● **Problem to work on**
It is required that the lines from the top of the listing through the line with "90 * 3.86]);" be reproduced exactly, excluding pictures.

● **Data excerpt**
_ _ _ _ _

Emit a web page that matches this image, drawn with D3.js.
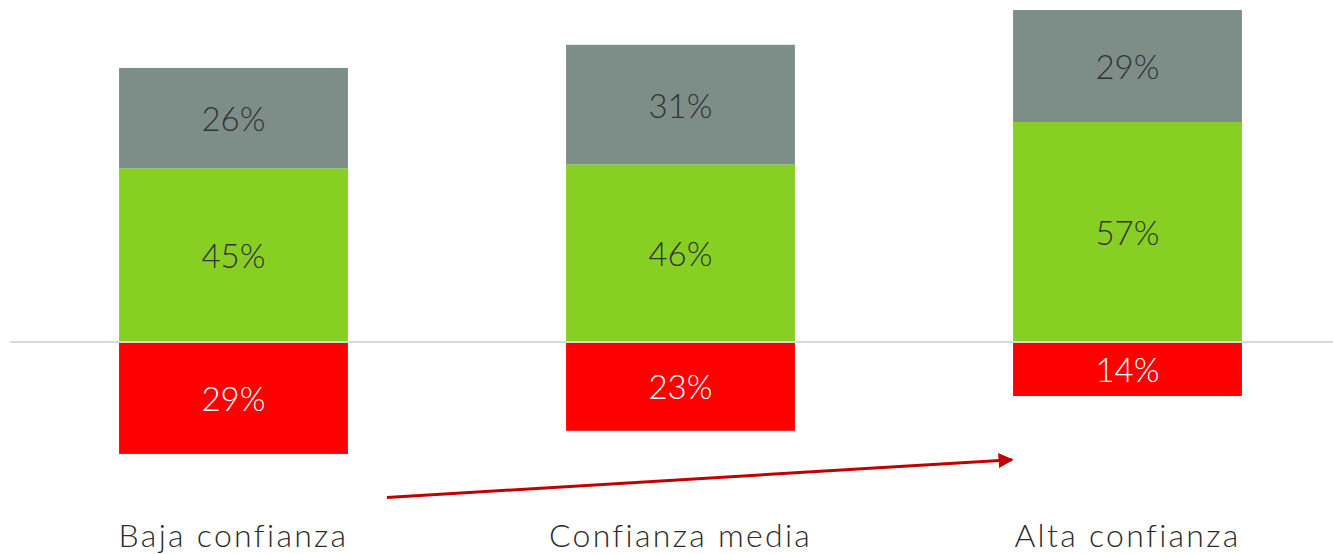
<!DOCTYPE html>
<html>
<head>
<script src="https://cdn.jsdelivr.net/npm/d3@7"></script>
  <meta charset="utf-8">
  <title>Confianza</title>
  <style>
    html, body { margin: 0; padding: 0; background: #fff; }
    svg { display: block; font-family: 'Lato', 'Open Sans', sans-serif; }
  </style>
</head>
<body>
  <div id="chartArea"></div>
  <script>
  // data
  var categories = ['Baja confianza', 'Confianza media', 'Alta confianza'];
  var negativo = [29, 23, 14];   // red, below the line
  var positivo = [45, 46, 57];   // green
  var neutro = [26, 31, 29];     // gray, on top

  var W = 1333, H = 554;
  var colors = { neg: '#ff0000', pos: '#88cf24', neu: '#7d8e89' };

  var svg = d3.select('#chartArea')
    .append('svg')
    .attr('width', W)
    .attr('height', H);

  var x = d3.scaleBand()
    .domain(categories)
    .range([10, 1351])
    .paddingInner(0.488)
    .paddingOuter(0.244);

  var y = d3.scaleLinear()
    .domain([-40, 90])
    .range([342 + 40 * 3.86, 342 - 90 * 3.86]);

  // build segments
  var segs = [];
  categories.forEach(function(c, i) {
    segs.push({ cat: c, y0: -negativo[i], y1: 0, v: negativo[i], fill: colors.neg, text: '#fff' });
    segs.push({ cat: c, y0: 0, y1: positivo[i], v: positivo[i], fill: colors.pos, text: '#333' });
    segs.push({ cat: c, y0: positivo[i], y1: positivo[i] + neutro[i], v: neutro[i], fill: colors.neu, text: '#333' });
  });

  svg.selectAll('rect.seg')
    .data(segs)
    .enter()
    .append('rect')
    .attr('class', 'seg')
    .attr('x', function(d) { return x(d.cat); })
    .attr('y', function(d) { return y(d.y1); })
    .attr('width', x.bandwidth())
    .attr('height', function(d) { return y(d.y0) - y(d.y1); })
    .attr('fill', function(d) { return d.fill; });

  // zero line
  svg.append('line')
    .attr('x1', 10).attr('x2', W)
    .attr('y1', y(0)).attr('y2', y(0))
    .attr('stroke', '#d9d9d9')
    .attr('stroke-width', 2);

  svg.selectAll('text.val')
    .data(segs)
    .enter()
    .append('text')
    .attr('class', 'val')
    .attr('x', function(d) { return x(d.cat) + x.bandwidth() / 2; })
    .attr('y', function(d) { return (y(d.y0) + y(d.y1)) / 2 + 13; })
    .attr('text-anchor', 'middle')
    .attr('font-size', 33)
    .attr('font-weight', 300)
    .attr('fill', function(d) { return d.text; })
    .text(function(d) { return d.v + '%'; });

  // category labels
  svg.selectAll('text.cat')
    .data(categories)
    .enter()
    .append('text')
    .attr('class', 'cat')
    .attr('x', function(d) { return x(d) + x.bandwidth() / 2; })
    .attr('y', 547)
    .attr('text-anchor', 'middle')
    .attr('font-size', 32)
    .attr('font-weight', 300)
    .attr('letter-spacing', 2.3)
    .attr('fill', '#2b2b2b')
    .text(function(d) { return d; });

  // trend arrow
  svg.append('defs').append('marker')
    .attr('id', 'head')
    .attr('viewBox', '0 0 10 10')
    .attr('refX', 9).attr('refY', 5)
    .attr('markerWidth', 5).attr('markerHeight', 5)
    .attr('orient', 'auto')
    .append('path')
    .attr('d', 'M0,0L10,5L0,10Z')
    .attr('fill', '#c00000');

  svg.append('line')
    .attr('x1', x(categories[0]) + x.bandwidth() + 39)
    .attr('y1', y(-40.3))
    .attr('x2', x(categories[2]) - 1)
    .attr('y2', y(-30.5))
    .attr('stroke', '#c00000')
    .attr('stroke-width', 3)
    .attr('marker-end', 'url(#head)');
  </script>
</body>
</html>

_ _ _ _ _

● **Solved exercise**
Emit a web page that matches this image, drawn with D3.js.
<!DOCTYPE html>
<html>
<head>
<script src="https://cdn.jsdelivr.net/npm/d3@7"></script>
  <meta charset="utf-8">
  <title>Confianza</title>
  <style>
    html, body { margin: 0; padding: 0; background: #fff; }
    svg { display: block; font-family: 'Lato', 'Open Sans', sans-serif; }
  </style>
</head>
<body>
  <div id="chartArea"></div>
  <script>
  // data
  var categories = ['Baja confianza', 'Confianza media', 'Alta confianza'];
  var negativo = [29, 23, 14];   // red, below the line
  var positivo = [45, 46, 57];   // green
  var neutro = [26, 31, 29];     // gray, on top

  var W = 1333, H = 554;
  var colors = { neg: '#ff0000', pos: '#88cf24', neu: '#7d8e89' };

  var svg = d3.select('#chartArea')
    .append('svg')
    .attr('width', W)
    .attr('height', H);

  var x = d3.scaleBand()
    .domain(categories)
    .range([10, 1351])
    .paddingInner(0.488)
    .paddingOuter(0.244);

  var y = d3.scaleLinear()
    .domain([-40, 90])
    .range([342 + 40 * 3.86, 342 - 90 * 3.86]);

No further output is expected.